Martin Winckler, romancier, essayiste, traducteur et médecin francais. | Baltel/SIPA

Au moment de se lancer dans des études supérieures, l’auteur de La Maladie de Sachs (P.O.L, 1998) a longtemps hésité entre journalisme et médecine. Et si son père l’a contraint à embrasser comme lui la carrière de docteur, il a su devenir au fil des romans un chroniqueur avisé du milieu médical mais aussi des séries télévisées et de la société américaine. Exilé au Canada depuis 2009, il y a écrit trois polars « hospitaliers » et a publié, en octobre 2016, Les Brutes en blanc (Flammarion), un brûlot dans lequel il dénonce la maltraitance médicale.

Quelle époque auriez-vous aimé connaître ?

Alger, novembre 1942, au ­moment du débarquement des Alliés en Algérie. Mon père et mes deux oncles ont participé à cet événement et n’en ont jamais parlé. C’est à la fois ­historique et, sur un plan personnel, familial, complètement mystérieux.

Une image de notre époque ?

Le World Trade Center en flammes. J’écrivais Légendes en feuilleton quotidien. Pendant quarante-huit heures, je n’ai rien pu faire. Et puis mon éditeur, Paul Otchakovsky-Laurens, m’a dit : « S’arrêter de travailler, c’est céder et donner raison à la terreur. » Depuis, je ne cède plus à la terreur.

Un son de notre époque ?

Le générique de la série Law & Order (New York District). De 1990 à 2010, elle a produit 450 épisodes qui constituent une chronique politique, judiciaire, sociale, culturelle et aussi militaire de l’Amérique.

Un film de notre époque ?

Interstellar, de Christopher ­Nolan. Une célébration de ­la recherche et de la curiosité, mais aussi de l’amour comme moteur du dépassement de soi. L’idée que ceux qui viendront demain nous aideront à dépasser nos difficultés d’aujourd’hui est bouleversante.

Une expression agaçante de notre époque ?

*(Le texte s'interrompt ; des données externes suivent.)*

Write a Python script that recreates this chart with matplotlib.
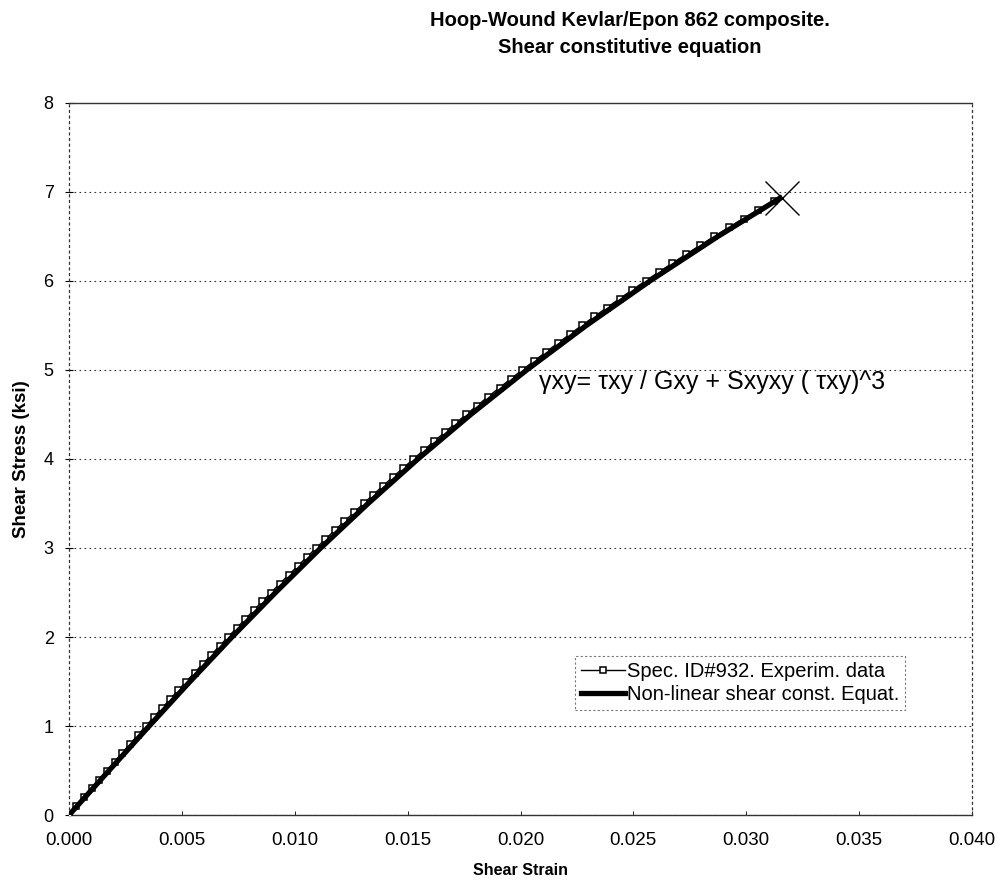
import matplotlib
matplotlib.use("Agg")
import matplotlib.pyplot as plt

plt.rcParams['font.family'] = ['Liberation Sans', 'DejaVu Sans']

exp_stress = [0.0, 0.1, 0.2, 0.3, 0.4, 0.5, 0.6, 0.7, 0.8, 0.9,
              1.0, 1.1, 1.2, 1.3, 1.4, 1.5, 1.6, 1.7, 1.8, 1.9,
              2.0, 2.1, 2.2, 2.3, 2.4, 2.5, 2.6, 2.7, 2.8, 2.9,
              3.0, 3.1, 3.2, 3.3, 3.4, 3.5, 3.6, 3.7, 3.8, 3.9,
              4.0, 4.1, 4.2, 4.3, 4.4, 4.5, 4.6, 4.7, 4.8, 4.9,
              5.0, 5.1, 5.2, 5.3, 5.4, 5.5, 5.6, 5.7, 5.8, 5.9,
              6.0, 6.1, 6.2, 6.3, 6.4, 6.5, 6.6, 6.7, 6.8, 6.9]
exp_strain = [0.0, 0.00033, 0.00067, 0.00100, 0.00134, 0.00168, 0.00202, 0.00236, 0.00270, 0.00305,
              0.00340, 0.00375, 0.00411, 0.00447, 0.00483, 0.00519, 0.00556, 0.00593, 0.00630, 0.00667,
              0.00704, 0.00742, 0.00780, 0.00818, 0.00856, 0.00895, 0.00934, 0.00974, 0.01014, 0.01054,
              0.01095, 0.01136, 0.01178, 0.01220, 0.01262, 0.01305, 0.01348, 0.01392, 0.01436, 0.01481,
              0.01526, 0.01572, 0.01618, 0.01665, 0.01712, 0.01760, 0.01808, 0.01857, 0.01907, 0.01957,
              0.02008, 0.02060, 0.02112, 0.02165, 0.02218, 0.02272, 0.02327, 0.02383, 0.02439, 0.02496,
              0.02554, 0.02613, 0.02673, 0.02734, 0.02796, 0.02859, 0.02923, 0.02988, 0.03054, 0.03122]

# --- non-linear constitutive equation curve ---
eq_stress = [0.0, 0.5, 1.0, 1.5, 2.0, 2.5, 3.0, 3.5, 4.0, 4.5, 5.0, 5.5, 6.0, 6.5, 6.93]
eq_strain = [0.0, 0.00177, 0.00355, 0.00536, 0.00722, 0.00915, 0.01115, 0.01325,
             0.01546, 0.01780, 0.02028, 0.02292, 0.02574, 0.02875, 0.03150]

# failure point
fail_strain = [0.0316]
fail_stress = [6.93]

x_ticks = [0.000, 0.005, 0.010, 0.015, 0.020, 0.025, 0.030, 0.035, 0.040]
y_ticks = [0, 1, 2, 3, 4, 5, 6, 7, 8]

fig = plt.figure(figsize=(10, 8.86), dpi=100)
ax = fig.add_axes([0.069, 0.080, 0.903, 0.804])

ax.plot(exp_strain, exp_stress, color='black', linewidth=1.0, marker='s', markersize=5,
        markerfacecolor='white', markeredgecolor='black', markeredgewidth=1.1,
        label='Spec. ID#932. Experim. data', zorder=3)
ax.plot(eq_strain, eq_stress, color='black', linewidth=3.8,
        label='Non-linear shear const. Equat.', zorder=4)
ax.plot(fail_strain, fail_stress, linestyle='none', marker='x', markersize=24,
        markeredgewidth=1.0, color='black', zorder=5)

ax.set_xlim(0, 0.040)
ax.set_ylim(0, 8)
ax.set_xticks(x_ticks)
ax.set_xticklabels([f'{v:.3f}' for v in x_ticks])
ax.set_yticks(y_ticks)
ax.tick_params(axis='x', labelsize=13.5, length=3, width=0.6, direction='in', pad=12)
ax.tick_params(axis='y', labelsize=13, length=6, width=0.8, direction='inout', pad=8)

ax.yaxis.grid(True, linestyle=(0, (1.5, 3)), color='#333333', linewidth=0.8)
ax.xaxis.grid(False)
ax.set_axisbelow(True)

for side in ['top', 'bottom']:
    ax.spines[side].set_linewidth(1.0)
    ax.spines[side].set_color('#333333')
for side in ['left', 'right']:
    ax.spines[side].set_linestyle((0, (1.5, 3)))
    ax.spines[side].set_linewidth(0.9)
    ax.spines[side].set_color('#333333')

ax.set_xlabel('Shear Strain', fontsize=11.5, fontweight='bold', labelpad=10)
ax.set_ylabel('Shear Stress (ksi)', fontsize=13.5, fontweight='bold', labelpad=10)

fig.text(0.63, 0.988, 'Hoop-Wound Kevlar/Epon 862 composite.\nShear constitutive equation',
         ha='center', va='top', fontsize=14.5, fontweight='bold', linespacing=1.55)

ax.text(0.0208, 4.86, '\u03b3xy= \u03c4xy / Gxy + Sxyxy ( \u03c4xy)^3', fontsize=18,
        ha='left', va='center')

leg = ax.legend(loc='lower left', bbox_to_anchor=(0.560, 0.148), fontsize=14.5,
                frameon=True, fancybox=False, handlelength=2.2, handletextpad=0.1,
                borderpad=0.3, labelspacing=0.2, borderaxespad=0)
leg.get_frame().set_edgecolor('#555555')
leg.get_frame().set_linewidth(0.8)
leg.get_frame().set_linestyle((0, (2, 2)))

fig.savefig('out.png', dpi=100)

« Engouement ». Mot fourre-tout que beaucoup trop de journalistes utilisent pour ­parler de l’intérêt du « public » (autre mot fourre-tout) pour une chose ou une autre. Son emploi suggère qu’il s’agit d’un enthousiasme de courte durée, superficiel, injustifié. Je trouve ça paternaliste et méprisant.

Un personnage ?

Barack Obama. Je ne sais pas de quoi l’avenir est fait, mais je suis heureux d’avoir assisté à l’élection d’un homme noir à la Maison Blanche. Et quoi qu’on ait à lui reprocher, son successeur risque bien de montrer qu’il a été l’un des meilleurs présidents que les Etats-Unis aient connus.

Un bienfait de notre époque ?

Internet. Avant sa généralisation, le savoir était concentré et ­confisqué. A présent, il circule bien plus librement. ­Ça irrite beaucoup de gens – surtout ceux pour qui la ­confiscation du savoir était ­garante de leur autorité et de leur statut – et cette ­irritation montre à quel point ce médium d’échange est aussi révolutionnaire que le furent l’écriture puis l’imprimerie.

Le mal de l’époque ?

L’industrie pharmaceutique et son contrôle du marché de la santé. C’est le capitalisme dans ce qu’il a de plus abject : on vend des médicaments inutiles aux [pays] riches tandis que les [pays] pauvres crèvent de maladies curables – ou dont les premiers ne souffrent pas.

C’était mieux avant, quand…

Je ne crois pas que c’était « mieux avant ». Je n’ai pas de nostalgie pour les époques où on mourait de famine ou de dysenterie, où les femmes mouraient en couches, où tous les hommes pouvaient servir de chair à canon.

Ce sera mieux demain, quand…

Je ne sais pas. J’essaie de contribuer à ce que ce soit moins ­difficile aujourd’hui. Notre vie est courte. S’il y a quelque chose à faire, c’est ici et maintenant.